The concept of the spirit was given a further component of meaning in the 19th century by the philosopher, psychologist and educator Wilhelm Dilthey, co-founder of the philosophy of life, who contrasted the humanities with the natural sciences. In his view, the humanities are distinguished by a special method, hermeneutics. While the natural sciences are concerned with causal relationships, the humanities are intended to contribute to a deeper understanding of phenomena. The New Kantian Wilhelm Windelband tried to make this distinction more precise by emphasizing that the humanities investigate particular and unique events, while the natural sciences search for general laws of nature.
20th century
In the early 20th century, philosophical thinking about the mind was significantly influenced by the Vienna Circle. The members of the Vienna Circle sought to draw philosophical consequences from the methodology of psychological (methodological) behaviorism. The classical behaviorists had declared that introspective claims about the mind could not be verified and therefore could not be part of a science. Psychology, they argued, must therefore confine itself to descriptions of behavior. In the Vienna Circle, these assumptions were combined with verificationism, that is, the thesis that only testable statements have meaning. As a consequence, statements about the mind appear to be meaningless unless they are about behavior.

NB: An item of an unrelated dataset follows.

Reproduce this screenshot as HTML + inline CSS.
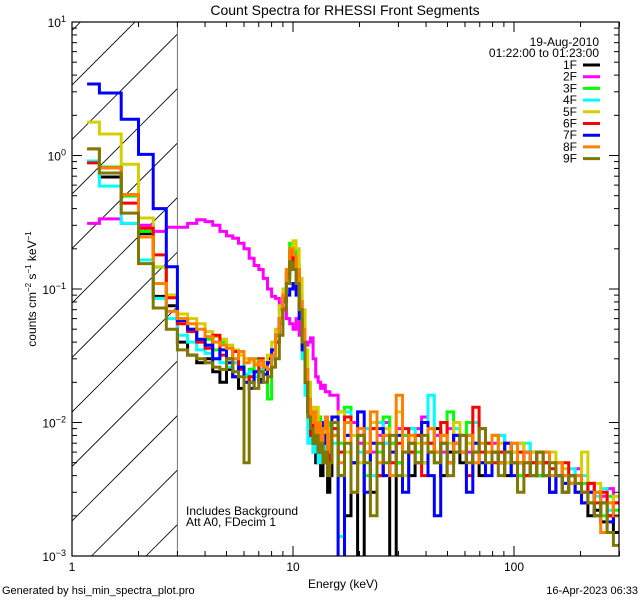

The behaviorist tradition found its continuation in Gilbert Ryle's 1949 work The Concept of Mind, which became the orthodox interpretation of the subject of "mind" in Anglo-Saxon philosophy for more than a decade. Ryle declared that it was a category mistake to assume that mind is something internal. In contrast, the work of Ludwig Wittgenstein was in some tension with behaviorism. While Wittgenstein also denied that the mind was to be understood as an internal state, he at the same time distinguished himself from behaviorism.
The phenomenology founded by Edmund Husserl led in an opposite direction, explicitly aiming at the investigation of subjective, mental phenomena. In the procedure of epoché, all assumptions about the external world are to be "bracketed", thus making possible an exploration of pure subjectivity. Referring to Franz Brentano, Husserl assumed that mental states were essentially characterized by intentionality. By this is meant that mental states relate to something, for example, longing for a person relates to a person. Husserl's phenomenology exerted an enormous influence on 20th century philosophy, including Husserl's student Martin Heidegger and Jean-Paul Sartre, who came to Freiburg to study with Husserl. In French philosophy, Maurice Merleau-Ponty in particular took up Husserl's concept of intentionality. Merleau-Ponty wanted to use the concept of the body to abolish the opposition between body and mind. The body is a living and actively perceiving body and can thus not be grasped through an opposition of the spiritual and the non-spiritual.
The early 1960s also saw a radical departure from behaviorist theories in Anglo-Saxon philosophy. Inspired by the successes of neuroscientific research, identity theorists sought to reduce the mind to the brain. An analogous program was advocated by functionalists, but based on artificial intelligence and cognitive science. These reductive efforts did not go unchallenged, however; seemingly insurmountable problems with reductionism were pointed out. With the so-called qualia (consciousness of phenomena) and intentionality, the mind, according to many philosophers, has properties that cannot be explained by natural sciences.
Due to the tension between the successes of empirical research and the problems of reductionism, a very differentiated debate about the nature of mind has arisen in philosophy. Today, various forms of physicalism, dualism, and pluralism are advocated. The Eliminative Materialists dispense entirely with the assumption of the existence of a mind.